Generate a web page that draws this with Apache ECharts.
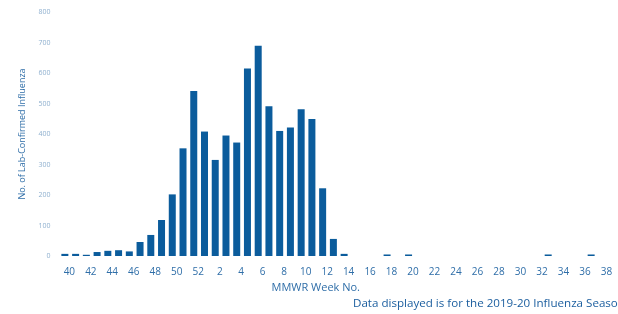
<!DOCTYPE html>
<html>
<head>
<meta charset="utf-8">
<script src="https://cdn.jsdelivr.net/npm/echarts@6/dist/echarts.min.js"></script>
<style>
  html, body { margin: 0; padding: 0; background: #fff; }
  #chart { width: 618px; height: 314px; }
</style>
</head>
<body>
<div id="chart"></div>
<script>
// MMWR weeks of the 2019-20 season
var weeks = ['40','41','42','43','44','45','46','47','48','49','50','51','52',
  '1','2','3','4','5','6','7','8','9','10','11','12','13','14','15','16','17','18','19',
  '20','21','22','23','24','25','26','27','28','29','30','31','32','33','34','35','36','37','38','39'];
// lab-confirmed influenza counts
var cases = [7, 7, 4, 13, 17, 19, 15, 46, 69, 118, 202, 353, 541,
  408, 315, 395, 372, 615, 689, 491, 410, 421, 481, 449, 222, 56, 7, 0, 0, 0, 5, 0,
  5, 0, 0, 0, 0, 0, 0, 0, 0, 0, 0, 0, 0, 5, 0, 0, 0, 5, 0, 0];
var yTicks = [0, 100, 200, 300, 400, 500, 600, 700, 800];

var myChart = echarts.init(document.getElementById('chart'));
var option = {
    animation: false,
    textStyle: { fontFamily: 'Open Sans' },
    grid: { left: 59.5, right: -11, top: 12, bottom: 58 },
    xAxis: {
        type: 'category',
        data: weeks,
        name: 'MMWR Week No.',
        nameLocation: 'middle',
        nameGap: 25,
        nameTextStyle: { color: '#2f6ea8', fontSize: 11, padding: [0, 46, 0, 0] },
        axisLine: { show: false },
        axisTick: { show: false },
        axisLabel: { interval: 1, color: '#2f6ea8', fontSize: 10, margin: 11, padding: [0, 0, 0, 9] }
    },
    yAxis: {
        type: 'value',
        min: yTicks[0],
        max: yTicks[yTicks.length - 1],
        interval: 100,
        name: 'No. of Lab-Confirmed Influenza',
        nameLocation: 'middle',
        nameGap: 33,
        nameTextStyle: { color: '#2f6ea8', fontSize: 9 },
        axisLine: { show: false },
        axisTick: { show: false },
        splitLine: { show: false },
        axisLabel: { color: '#8fb0cf', fontSize: 7, margin: 9 }
    },
    graphic: [{
        type: 'text',
        left: 353,
        top: 298,
        style: {
            text: 'Data displayed is for the 2019-20 Influenza Season',
            fill: '#1a5d9e',
            font: '11.6px "Open Sans"'
        }
    }],
    series: [{
        name: 'Cases',
        type: 'bar',
        data: cases,
        barWidth: 7,
        itemStyle: { color: '#0b5c9c' }
    }]
};
myChart.setOption(option);
</script>
</body>
</html>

────────

▸ **Objective**
Look at the listing and set down only the lines from its start through the line with "600, 700, 800];", word for word and without pictures.

▸ **Finished answer**
Generate a web page that draws this with Apache ECharts.
<!DOCTYPE html>
<html>
<head>
<meta charset="utf-8">
<script src="https://cdn.jsdelivr.net/npm/echarts@6/dist/echarts.min.js"></script>
<style>
  html, body { margin: 0; padding: 0; background: #fff; }
  #chart { width: 618px; height: 314px; }
</style>
</head>
<body>
<div id="chart"></div>
<script>
// MMWR weeks of the 2019-20 season
var weeks = ['40','41','42','43','44','45','46','47','48','49','50','51','52',
  '1','2','3','4','5','6','7','8','9','10','11','12','13','14','15','16','17','18','19',
  '20','21','22','23','24','25','26','27','28','29','30','31','32','33','34','35','36','37','38','39'];
// lab-confirmed influenza counts
var cases = [7, 7, 4, 13, 17, 19, 15, 46, 69, 118, 202, 353, 541,
  408, 315, 395, 372, 615, 689, 491, 410, 421, 481, 449, 222, 56, 7, 0, 0, 0, 5, 0,
  5, 0, 0, 0, 0, 0, 0, 0, 0, 0, 0, 0, 0, 5, 0, 0, 0, 5, 0, 0];
var yTicks = [0, 100, 200, 300, 400, 500, 600, 700, 800];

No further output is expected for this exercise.